- RECORDED DATA -
****************************************
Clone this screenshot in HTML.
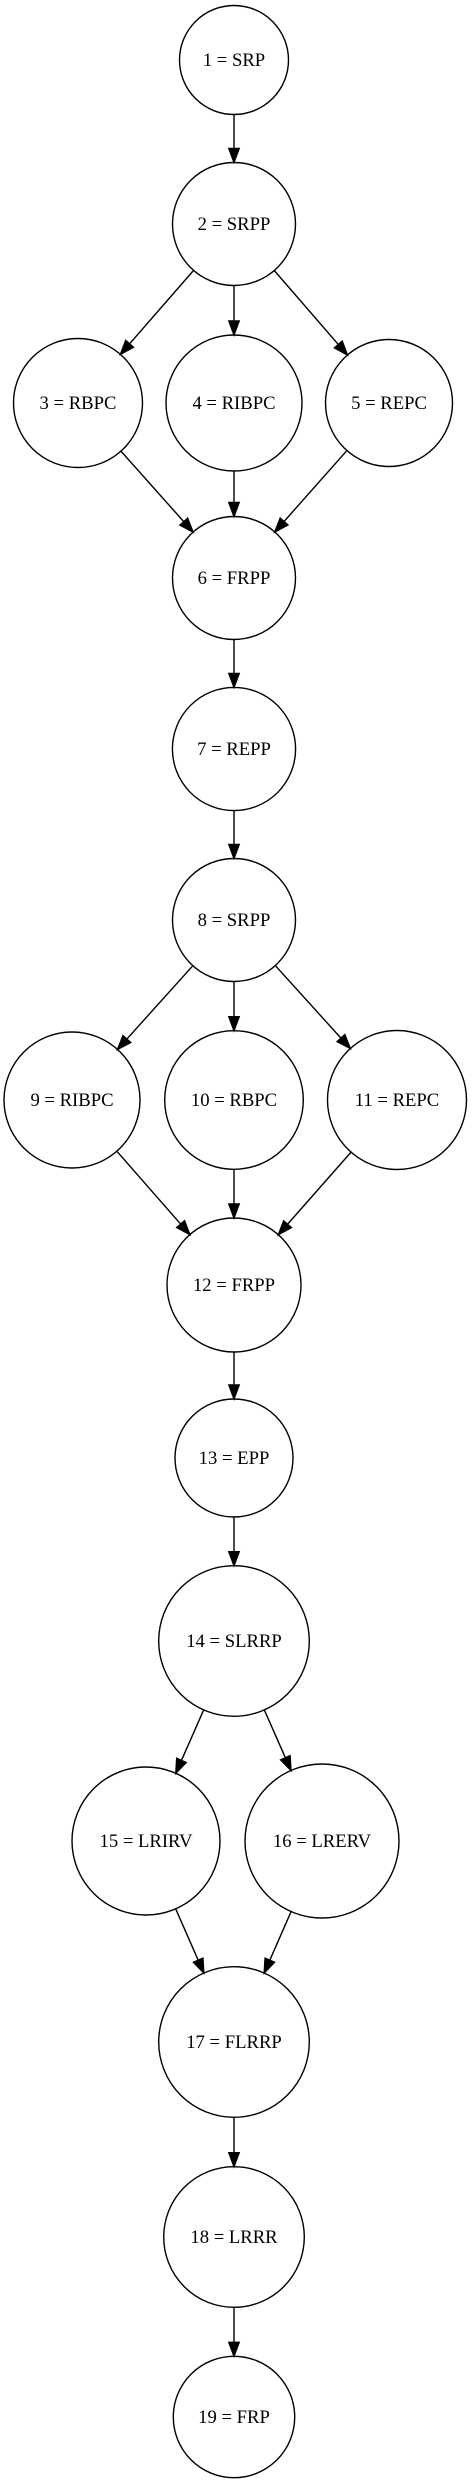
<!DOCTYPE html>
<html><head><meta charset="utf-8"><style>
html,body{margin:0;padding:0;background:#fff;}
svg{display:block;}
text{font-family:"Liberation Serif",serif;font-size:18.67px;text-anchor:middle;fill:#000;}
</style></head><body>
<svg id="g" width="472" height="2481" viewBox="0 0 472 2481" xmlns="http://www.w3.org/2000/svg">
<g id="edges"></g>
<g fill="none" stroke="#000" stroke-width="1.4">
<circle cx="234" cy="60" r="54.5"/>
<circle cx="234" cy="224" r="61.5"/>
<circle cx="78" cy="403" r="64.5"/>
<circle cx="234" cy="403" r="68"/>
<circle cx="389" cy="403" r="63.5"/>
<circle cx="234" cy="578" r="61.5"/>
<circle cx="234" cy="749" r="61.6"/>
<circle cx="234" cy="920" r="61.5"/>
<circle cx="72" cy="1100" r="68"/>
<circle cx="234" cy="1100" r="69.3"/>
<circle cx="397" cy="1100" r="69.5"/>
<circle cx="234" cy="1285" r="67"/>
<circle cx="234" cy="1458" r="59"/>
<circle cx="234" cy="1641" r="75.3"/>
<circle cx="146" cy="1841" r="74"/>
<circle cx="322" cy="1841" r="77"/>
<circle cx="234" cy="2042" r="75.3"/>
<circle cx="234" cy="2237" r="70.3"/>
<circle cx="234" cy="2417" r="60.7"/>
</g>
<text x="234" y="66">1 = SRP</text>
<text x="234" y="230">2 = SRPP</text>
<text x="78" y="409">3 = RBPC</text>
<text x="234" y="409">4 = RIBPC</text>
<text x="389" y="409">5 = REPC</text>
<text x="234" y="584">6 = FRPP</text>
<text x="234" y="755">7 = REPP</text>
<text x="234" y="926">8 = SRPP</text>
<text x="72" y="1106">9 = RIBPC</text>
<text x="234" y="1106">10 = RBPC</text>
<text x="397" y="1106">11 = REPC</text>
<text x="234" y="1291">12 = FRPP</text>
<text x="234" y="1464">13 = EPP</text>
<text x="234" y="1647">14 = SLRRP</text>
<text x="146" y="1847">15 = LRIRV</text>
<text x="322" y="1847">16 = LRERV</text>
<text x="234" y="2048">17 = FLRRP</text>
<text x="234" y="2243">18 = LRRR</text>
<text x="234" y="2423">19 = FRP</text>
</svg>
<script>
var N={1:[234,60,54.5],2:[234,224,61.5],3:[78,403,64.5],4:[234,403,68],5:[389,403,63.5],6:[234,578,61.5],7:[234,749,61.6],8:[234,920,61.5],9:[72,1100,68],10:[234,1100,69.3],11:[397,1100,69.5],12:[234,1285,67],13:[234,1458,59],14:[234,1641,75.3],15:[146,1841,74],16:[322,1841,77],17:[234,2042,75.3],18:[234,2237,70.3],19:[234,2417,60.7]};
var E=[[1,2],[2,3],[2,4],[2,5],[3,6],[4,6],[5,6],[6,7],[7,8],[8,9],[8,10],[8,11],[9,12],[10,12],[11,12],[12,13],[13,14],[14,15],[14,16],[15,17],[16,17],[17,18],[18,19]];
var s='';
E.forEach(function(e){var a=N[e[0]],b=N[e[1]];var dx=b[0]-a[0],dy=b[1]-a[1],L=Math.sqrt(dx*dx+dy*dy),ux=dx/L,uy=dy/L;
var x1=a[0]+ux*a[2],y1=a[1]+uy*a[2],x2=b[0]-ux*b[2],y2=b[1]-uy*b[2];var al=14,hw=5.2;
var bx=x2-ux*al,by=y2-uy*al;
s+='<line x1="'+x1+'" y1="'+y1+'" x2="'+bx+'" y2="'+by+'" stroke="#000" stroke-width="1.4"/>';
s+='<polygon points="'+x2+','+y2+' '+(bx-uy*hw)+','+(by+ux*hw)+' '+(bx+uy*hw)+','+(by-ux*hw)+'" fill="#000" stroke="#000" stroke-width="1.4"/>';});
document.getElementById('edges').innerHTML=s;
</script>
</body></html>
****************************************
- REQUIREMENTS -
Reproduce the whole listing above word for word, but not its pictures.

- TASK ANSWER -
Clone this screenshot in HTML.
<!DOCTYPE html>
<html><head><meta charset="utf-8"><style>
html,body{margin:0;padding:0;background:#fff;}
svg{display:block;}
text{font-family:"Liberation Serif",serif;font-size:18.67px;text-anchor:middle;fill:#000;}
</style></head><body>
<svg id="g" width="472" height="2481" viewBox="0 0 472 2481" xmlns="http://www.w3.org/2000/svg">
<g id="edges"></g>
<g fill="none" stroke="#000" stroke-width="1.4">
<circle cx="234" cy="60" r="54.5"/>
<circle cx="234" cy="224" r="61.5"/>
<circle cx="78" cy="403" r="64.5"/>
<circle cx="234" cy="403" r="68"/>
<circle cx="389" cy="403" r="63.5"/>
<circle cx="234" cy="578" r="61.5"/>
<circle cx="234" cy="749" r="61.6"/>
<circle cx="234" cy="920" r="61.5"/>
<circle cx="72" cy="1100" r="68"/>
<circle cx="234" cy="1100" r="69.3"/>
<circle cx="397" cy="1100" r="69.5"/>
<circle cx="234" cy="1285" r="67"/>
<circle cx="234" cy="1458" r="59"/>
<circle cx="234" cy="1641" r="75.3"/>
<circle cx="146" cy="1841" r="74"/>
<circle cx="322" cy="1841" r="77"/>
<circle cx="234" cy="2042" r="75.3"/>
<circle cx="234" cy="2237" r="70.3"/>
<circle cx="234" cy="2417" r="60.7"/>
</g>
<text x="234" y="66">1 = SRP</text>
<text x="234" y="230">2 = SRPP</text>
<text x="78" y="409">3 = RBPC</text>
<text x="234" y="409">4 = RIBPC</text>
<text x="389" y="409">5 = REPC</text>
<text x="234" y="584">6 = FRPP</text>
<text x="234" y="755">7 = REPP</text>
<text x="234" y="926">8 = SRPP</text>
<text x="72" y="1106">9 = RIBPC</text>
<text x="234" y="1106">10 = RBPC</text>
<text x="397" y="1106">11 = REPC</text>
<text x="234" y="1291">12 = FRPP</text>
<text x="234" y="1464">13 = EPP</text>
<text x="234" y="1647">14 = SLRRP</text>
<text x="146" y="1847">15 = LRIRV</text>
<text x="322" y="1847">16 = LRERV</text>
<text x="234" y="2048">17 = FLRRP</text>
<text x="234" y="2243">18 = LRRR</text>
<text x="234" y="2423">19 = FRP</text>
</svg>
<script>
var N={1:[234,60,54.5],2:[234,224,61.5],3:[78,403,64.5],4:[234,403,68],5:[389,403,63.5],6:[234,578,61.5],7:[234,749,61.6],8:[234,920,61.5],9:[72,1100,68],10:[234,1100,69.3],11:[397,1100,69.5],12:[234,1285,67],13:[234,1458,59],14:[234,1641,75.3],15:[146,1841,74],16:[322,1841,77],17:[234,2042,75.3],18:[234,2237,70.3],19:[234,2417,60.7]};
var E=[[1,2],[2,3],[2,4],[2,5],[3,6],[4,6],[5,6],[6,7],[7,8],[8,9],[8,10],[8,11],[9,12],[10,12],[11,12],[12,13],[13,14],[14,15],[14,16],[15,17],[16,17],[17,18],[18,19]];
var s='';
E.forEach(function(e){var a=N[e[0]],b=N[e[1]];var dx=b[0]-a[0],dy=b[1]-a[1],L=Math.sqrt(dx*dx+dy*dy),ux=dx/L,uy=dy/L;
var x1=a[0]+ux*a[2],y1=a[1]+uy*a[2],x2=b[0]-ux*b[2],y2=b[1]-uy*b[2];var al=14,hw=5.2;
var bx=x2-ux*al,by=y2-uy*al;
s+='<line x1="'+x1+'" y1="'+y1+'" x2="'+bx+'" y2="'+by+'" stroke="#000" stroke-width="1.4"/>';
s+='<polygon points="'+x2+','+y2+' '+(bx-uy*hw)+','+(by+ux*hw)+' '+(bx+uy*hw)+','+(by-ux*hw)+'" fill="#000" stroke="#000" stroke-width="1.4"/>';});
document.getElementById('edges').innerHTML=s;
</script>
</body></html>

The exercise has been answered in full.